The morning begins with registration and welcome coffee (08:30–09:00), followed by opening remarks and the objectives of the day (09:00–09:30). Speakers listed for the opening include Dorin Junghietu, Minister of Energy, and Giuseppe Grimaldi, Head of the EBRD Moldova Office, alongside the Energy Community Secretariat. From an investor perspective, this segment is where the government signals how it frames the auction: what it expects the market to deliver, and which issues it wants clarified early rather than during bid submission.
The policy and market context comes next (09:30–09:45), with Carolina Novac, Secretary of State at the Ministry of Energy, presenting Moldova’s renewable energy targets and the objectives behind the tender. The conference then moves into “Tender at a glance” (09:45–10:00), covering key parameters, the outline of the support scheme, the timeline with core deadlines, and the publication and consultation path for tender documents. The agenda names Andreas Gunst (DLA Piper) as the speaker for this segment.
The core of the conference is a structured walkthrough of the tender documentation, designed to help bidders map requirements to evidence and avoid technical disqualification. The agenda breaks this walkthrough into four connected blocks. It starts with admissibility criteria, including the documents required for a valid bid submission, consortium and conflict-of-interest information, rules on multiple bids and partial support, and a prior approval requirement tied to the Council for the examination of investments of importance for state security. It then moves into qualification criteria for technical bids, including site and project-specific qualification requirements. The next step is a “roadmap” of supporting documentation, spanning grid connection, land eligibility, and environmental protection requirements. The final block covers financial bid evaluation and the pathway to large eligible producer status, including tie-breaker and marginal bid rules, bid security, the status and options for qualified investors who are not selected as winners, performance guarantees, and the Government Decision and resulting obligations for successful bidders.
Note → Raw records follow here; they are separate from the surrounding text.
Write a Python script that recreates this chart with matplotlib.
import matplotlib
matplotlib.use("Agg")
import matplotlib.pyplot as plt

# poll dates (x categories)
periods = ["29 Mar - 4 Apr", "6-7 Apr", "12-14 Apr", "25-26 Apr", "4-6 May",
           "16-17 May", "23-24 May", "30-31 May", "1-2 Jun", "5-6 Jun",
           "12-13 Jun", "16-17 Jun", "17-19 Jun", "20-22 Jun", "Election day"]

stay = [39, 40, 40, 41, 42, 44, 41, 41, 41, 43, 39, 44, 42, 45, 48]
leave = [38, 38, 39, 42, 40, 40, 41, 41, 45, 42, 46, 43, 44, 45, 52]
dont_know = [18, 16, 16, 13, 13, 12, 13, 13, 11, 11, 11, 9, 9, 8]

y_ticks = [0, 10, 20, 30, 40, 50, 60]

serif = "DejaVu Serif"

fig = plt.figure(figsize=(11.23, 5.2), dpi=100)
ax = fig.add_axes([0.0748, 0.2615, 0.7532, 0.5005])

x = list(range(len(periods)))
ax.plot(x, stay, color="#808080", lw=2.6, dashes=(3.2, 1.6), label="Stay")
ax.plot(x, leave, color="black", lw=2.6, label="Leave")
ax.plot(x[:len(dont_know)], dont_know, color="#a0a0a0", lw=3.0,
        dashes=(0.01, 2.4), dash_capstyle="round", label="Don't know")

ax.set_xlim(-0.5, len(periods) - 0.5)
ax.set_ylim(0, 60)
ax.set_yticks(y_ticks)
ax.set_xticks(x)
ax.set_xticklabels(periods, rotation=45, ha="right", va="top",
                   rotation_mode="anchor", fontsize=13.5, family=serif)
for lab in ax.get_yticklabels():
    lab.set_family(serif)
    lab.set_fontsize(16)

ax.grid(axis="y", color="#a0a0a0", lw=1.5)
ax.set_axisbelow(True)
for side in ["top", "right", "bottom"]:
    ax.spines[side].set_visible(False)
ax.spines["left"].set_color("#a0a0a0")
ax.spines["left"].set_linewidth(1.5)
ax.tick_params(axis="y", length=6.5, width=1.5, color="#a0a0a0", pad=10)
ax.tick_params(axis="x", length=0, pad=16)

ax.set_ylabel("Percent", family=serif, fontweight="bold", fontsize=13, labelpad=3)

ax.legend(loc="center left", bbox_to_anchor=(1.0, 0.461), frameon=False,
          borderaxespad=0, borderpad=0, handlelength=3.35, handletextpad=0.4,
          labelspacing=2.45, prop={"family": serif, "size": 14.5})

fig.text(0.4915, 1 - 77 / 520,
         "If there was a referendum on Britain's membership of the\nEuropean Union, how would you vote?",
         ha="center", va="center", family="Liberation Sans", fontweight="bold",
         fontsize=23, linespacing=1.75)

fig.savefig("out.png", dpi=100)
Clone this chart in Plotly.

The agenda lists a set of speakers for this documentation and evaluation segment, including Aygul Adamson, Paula Corban-Pelin and Sorin Dolea (DLA Piper), Ion Iordachi (Public Services Agency), and Vakhtang Kvekvetsia (NERA), followed by a Q&A moderated by the Ministry of Energy from 11:30 to 12:00. A networking lunch is scheduled for 12:00–13:00.
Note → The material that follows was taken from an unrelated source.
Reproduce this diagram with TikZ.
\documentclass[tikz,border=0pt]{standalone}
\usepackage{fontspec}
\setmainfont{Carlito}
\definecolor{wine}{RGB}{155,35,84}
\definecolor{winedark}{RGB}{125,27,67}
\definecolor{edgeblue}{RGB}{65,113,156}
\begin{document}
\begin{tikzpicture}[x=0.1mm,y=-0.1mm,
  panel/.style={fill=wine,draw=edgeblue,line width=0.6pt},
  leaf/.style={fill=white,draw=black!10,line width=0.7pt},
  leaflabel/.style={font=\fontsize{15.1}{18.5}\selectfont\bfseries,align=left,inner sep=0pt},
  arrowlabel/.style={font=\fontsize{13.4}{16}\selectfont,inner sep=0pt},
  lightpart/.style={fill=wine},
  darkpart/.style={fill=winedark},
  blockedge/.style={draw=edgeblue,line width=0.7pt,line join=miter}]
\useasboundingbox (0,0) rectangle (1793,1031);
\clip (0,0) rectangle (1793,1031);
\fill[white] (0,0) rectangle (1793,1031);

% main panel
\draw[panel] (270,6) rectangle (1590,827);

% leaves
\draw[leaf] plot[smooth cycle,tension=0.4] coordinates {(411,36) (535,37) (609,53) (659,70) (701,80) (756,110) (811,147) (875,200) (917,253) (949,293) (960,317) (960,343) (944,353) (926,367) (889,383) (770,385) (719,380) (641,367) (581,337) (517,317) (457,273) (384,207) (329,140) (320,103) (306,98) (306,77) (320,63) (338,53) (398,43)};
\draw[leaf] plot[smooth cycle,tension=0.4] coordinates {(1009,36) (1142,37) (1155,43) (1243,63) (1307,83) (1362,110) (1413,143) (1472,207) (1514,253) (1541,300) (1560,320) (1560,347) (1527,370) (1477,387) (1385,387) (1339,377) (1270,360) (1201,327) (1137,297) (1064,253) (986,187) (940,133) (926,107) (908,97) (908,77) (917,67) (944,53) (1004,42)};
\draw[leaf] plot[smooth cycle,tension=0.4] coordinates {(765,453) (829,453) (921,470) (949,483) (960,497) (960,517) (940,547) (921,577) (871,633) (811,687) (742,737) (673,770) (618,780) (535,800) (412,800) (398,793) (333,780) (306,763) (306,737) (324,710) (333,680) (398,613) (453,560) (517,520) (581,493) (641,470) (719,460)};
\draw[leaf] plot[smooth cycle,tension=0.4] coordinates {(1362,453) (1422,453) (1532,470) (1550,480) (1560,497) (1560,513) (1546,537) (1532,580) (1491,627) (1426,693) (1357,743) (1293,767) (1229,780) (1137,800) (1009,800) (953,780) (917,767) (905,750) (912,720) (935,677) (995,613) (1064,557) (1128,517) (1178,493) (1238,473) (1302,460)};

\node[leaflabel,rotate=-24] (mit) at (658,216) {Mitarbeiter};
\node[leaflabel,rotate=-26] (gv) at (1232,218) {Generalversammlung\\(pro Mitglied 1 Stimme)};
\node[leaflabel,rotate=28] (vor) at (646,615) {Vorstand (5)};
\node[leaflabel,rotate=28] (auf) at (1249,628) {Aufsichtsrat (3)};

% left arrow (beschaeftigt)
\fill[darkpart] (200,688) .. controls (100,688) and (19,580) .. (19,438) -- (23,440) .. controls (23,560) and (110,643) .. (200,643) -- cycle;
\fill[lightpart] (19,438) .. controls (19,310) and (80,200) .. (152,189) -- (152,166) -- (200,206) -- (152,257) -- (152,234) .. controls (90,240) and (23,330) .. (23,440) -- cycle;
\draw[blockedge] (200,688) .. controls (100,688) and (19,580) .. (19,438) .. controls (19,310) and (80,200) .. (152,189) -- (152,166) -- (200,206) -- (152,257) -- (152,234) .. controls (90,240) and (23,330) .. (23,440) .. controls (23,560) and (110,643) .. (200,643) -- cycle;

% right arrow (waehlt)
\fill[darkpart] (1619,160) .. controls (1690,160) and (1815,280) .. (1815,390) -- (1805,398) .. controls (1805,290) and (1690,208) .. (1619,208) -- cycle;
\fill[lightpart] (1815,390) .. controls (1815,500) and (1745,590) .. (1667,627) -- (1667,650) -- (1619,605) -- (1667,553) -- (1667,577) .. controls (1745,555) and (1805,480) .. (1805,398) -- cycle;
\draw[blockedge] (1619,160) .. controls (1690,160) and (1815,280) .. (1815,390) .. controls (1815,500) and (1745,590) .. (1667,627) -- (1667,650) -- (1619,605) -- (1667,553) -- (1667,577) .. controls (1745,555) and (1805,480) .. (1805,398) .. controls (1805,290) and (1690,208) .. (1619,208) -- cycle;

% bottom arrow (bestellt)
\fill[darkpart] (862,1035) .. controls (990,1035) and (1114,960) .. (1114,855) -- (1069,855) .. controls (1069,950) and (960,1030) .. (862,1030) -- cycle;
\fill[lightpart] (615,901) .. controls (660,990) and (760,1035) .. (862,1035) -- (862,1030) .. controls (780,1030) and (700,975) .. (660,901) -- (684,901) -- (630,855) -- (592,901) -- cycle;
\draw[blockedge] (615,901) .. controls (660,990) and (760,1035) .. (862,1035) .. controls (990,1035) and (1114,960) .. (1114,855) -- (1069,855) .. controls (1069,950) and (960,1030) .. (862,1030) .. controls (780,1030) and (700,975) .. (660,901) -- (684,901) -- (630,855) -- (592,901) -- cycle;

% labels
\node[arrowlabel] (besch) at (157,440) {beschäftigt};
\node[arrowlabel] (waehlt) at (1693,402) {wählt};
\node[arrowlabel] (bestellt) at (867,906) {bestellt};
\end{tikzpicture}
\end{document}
The afternoon agenda turns explicitly to operating model and compliance, which is where investors usually pressure-test assumptions on dispatchability, revenue stacking, and lender requirements. The program includes a session on balancing services and BESS market access, covering eligible balancing products, metering and dispatch readiness, and aggregation options for BESS assets. The same block references grid integration and grid access, the CfD mechanism through the contractual outline of the regulated Electricity Purchase Agreement (CAEE)/CfD, and a dedicated segment on cybersecurity and critical infrastructure protection framed around what investors should expect under cybersecurity law. Speakers listed for these system and compliance sessions include Octavian Ciobîrca (Moldelectrica), Dionisie Ceban (ANRE), and Diana Gotmaniuc (Cybersecurity Agency).
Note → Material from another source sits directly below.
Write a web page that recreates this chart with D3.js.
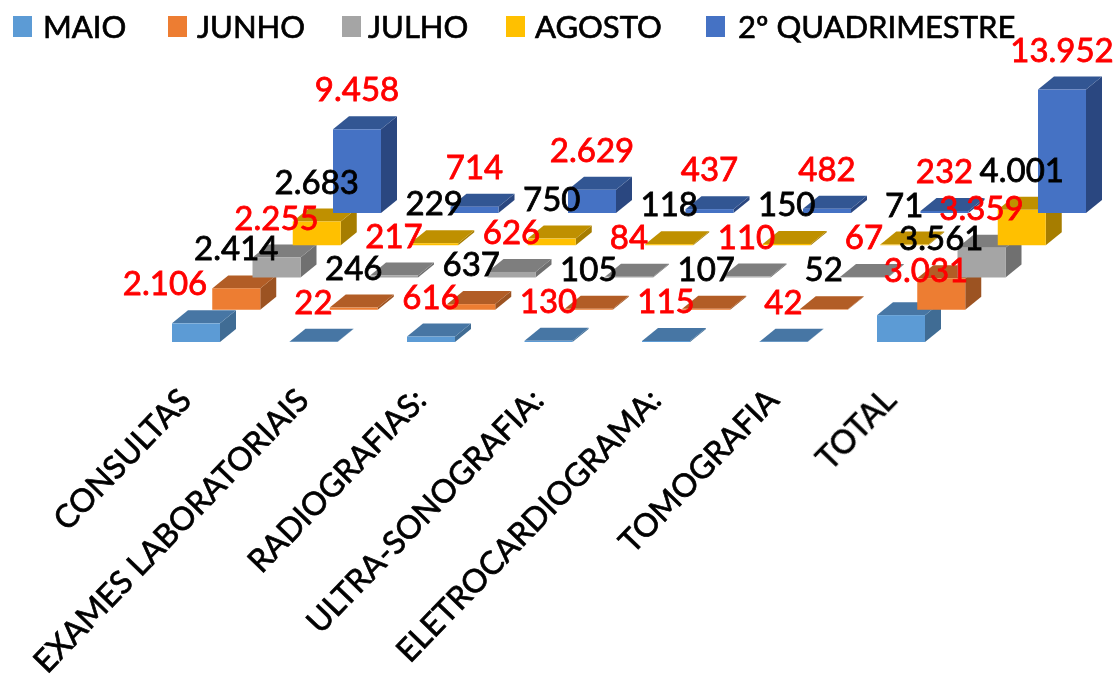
<!DOCTYPE html>
<html><head><meta charset="utf-8">
<script src="https://cdn.jsdelivr.net/npm/d3@7/dist/d3.min.js"></script>
<style>html,body{margin:0;padding:0;background:#fff}svg{display:block}text{font-family:Lato,sans-serif}</style>
</head><body><svg id="c" width="1113" height="678"></svg>
<script>
const categories = ["CONSULTAS","EXAMES LABORATORIAIS","RADIOGRAFIAS:","ULTRA-SONOGRAFIA:","ELETROCARDIOGRAMA:","TOMOGRAFIA","TOTAL"];
const seriesNames = ["MAIO","JUNHO","JULHO","AGOSTO","2º QUADRIMESTRE"];
const maio   = [2106,22,616,130,115,42,3031];
const junho  = [2414,246,637,105,107,52,3561];
const julho  = [2255,217,626,84,110,67,3359];
const agosto = [2683,229,750,118,150,71,4001];
const quad2  = [9458,714,2629,437,482,232,13952];
const allSeries = [maio,junho,julho,agosto,quad2];
const frontColors = ["#5B9BD5","#ED7D31","#A5A5A5","#FFC000","#4472C4"];
const topColors   = ["#4676A4","#B25D25","#7E7E7E","#BF9000","#335693"];
const sideColors  = ["#3F6C94","#9C5220","#6F6F6F","#A67D00","#2B4780"];
const labelColors = ["#FF0000","#000000","#FF0000","#000000","#FF0000"];
const legendX = [13,168,342,506,706];
const legendTextX = [43,197,368,535,738];

const svg = d3.select("#c");
svg.append("defs").append("filter").attr("id","soft")
  .attr("filterUnits","userSpaceOnUse").attr("x",0).attr("y",0).attr("width",1113).attr("height",678)
  .append("feGaussianBlur").attr("stdDeviation",0.55);
const root = svg.append("g").attr("filter","url(#soft)");
const fmt = d3.formatLocale({decimal:",",thousands:".",grouping:[3],currency:["",""]}).format(",d");
const x = d3.scalePoint().domain(categories).range([196,901]);
const depthX = d3.scalePoint().domain(seriesNames).range([0,161]);
const base = d3.scalePoint().domain(seriesNames).range([342,213]);
const h = d3.scaleLinear().domain([0,14000]).range([0,123.9]);
const barW = 48, dX = 16, dY = -13;
const line = d3.line();

seriesNames.forEach((s,si)=>{
  const g = root.append("g").attr("class","series");
  const rows = categories.map((c,i)=>{
    const x0 = x(c)+depthX(s)-barW/2, y0 = base(s), t = y0-h(allSeries[si][i]);
    return {x0,x1:x0+barW,y0,t};
  });
  g.selectAll("path.side").data(rows).join("path").attr("fill",sideColors[si])
    .attr("d",d=>line([[d.x1,d.y0],[d.x1+dX,d.y0+dY],[d.x1+dX,d.t+dY],[d.x1,d.t]])+"Z");
  g.selectAll("path.top").data(rows).join("path").attr("fill",topColors[si])
    .attr("d",d=>line([[d.x0,d.t],[d.x0+dX,d.t+dY],[d.x1+dX,d.t+dY],[d.x1,d.t]])+"Z");
  g.selectAll("rect").data(rows).join("rect").attr("fill",frontColors[si])
    .attr("x",d=>d.x0).attr("y",d=>d.t).attr("width",barW).attr("height",d=>d.y0-d.t);
});

// data labels, two were moved by hand in the original
const nudges = {"MAIO|CONSULTAS":[-31,0],"MAIO|TOTAL":[25,-5]};
seriesNames.forEach((s,si)=>{
  root.append("g").selectAll("text").data(categories).join("text")
    .attr("text-anchor","middle").attr("font-size",33)
    .attr("fill",labelColors[si]).attr("stroke",labelColors[si]).attr("stroke-width",0.8)
    .attr("x",(c)=>x(c)+depthX(s)+((nudges[s+"|"+c]||[0,0])[0]))
    .attr("y",(c,i)=>base(s)-h(allSeries[si][i])-28+((nudges[s+"|"+c]||[0,0])[1]))
    .text((c,i)=>fmt(allSeries[si][i]));
});

// category axis
root.append("g").selectAll("text").data(categories).join("text")
  .attr("text-anchor","end").attr("font-size",32).attr("fill","#000")
  .attr("stroke","#000").attr("stroke-width",0.7)
  .attr("transform",c=>`translate(${x(c)-3},402) rotate(-46)`)
  .text(c=>c);

// legend
const lg = root.append("g").selectAll("g").data(seriesNames).join("g");
lg.append("rect").attr("x",(d,i)=>legendX[i]).attr("y",16).attr("width",19).attr("height",21).attr("fill",(d,i)=>frontColors[i]);
lg.append("text").attr("x",(d,i)=>legendTextX[i]).attr("y",38).attr("font-size",31).attr("fill","#000")
  .attr("stroke","#000").attr("stroke-width",0.7).text(d=>d);
</script></body></html>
Two market panels anchor the final third of the day. Panel 1, “Delivering clean energy projects in Moldova” (14:00–14:30), focuses on delivery constraints that tend to dictate schedule and cost, including supply-chain issues, logistics, permitting, and inter-institutional coordination, and it also covers battery technologies and storage solutions through the lens of market readiness for utility-scale BESS and technology selection. The agenda names Victor Serdiuc (State Roads Administration) and Nicu Boruz (Oversizzed Permit International Services) among the speakers for this panel, followed by a Q&A session (14:30–14:45). Panel 2, “Financing clean energy in Moldova” (14:45–15:15), addresses financing, guarantees, bankability, risk mitigation, and commercial considerations for storage, with Alexandru Cosovan (EBRD) listed as a speaker.
The day closes with a concluding Q&A and closing remarks (15:15–15:30), moderated by Alexandru Sandulescu, EU High Level Adviser on Energy, followed by coffee and networking until 16:00.
For bidders, the agenda makes the conference’s intent easy to read: it is not a generic “information day”, but a working format that links policy objectives to bid compliance, then to grid and market integration, and finally to execution and finance.
Investors planning to participate are expected to confirm attendance and, where possible, submit questions in advance, so answers can be handled in a structured way during the Q&A sessions.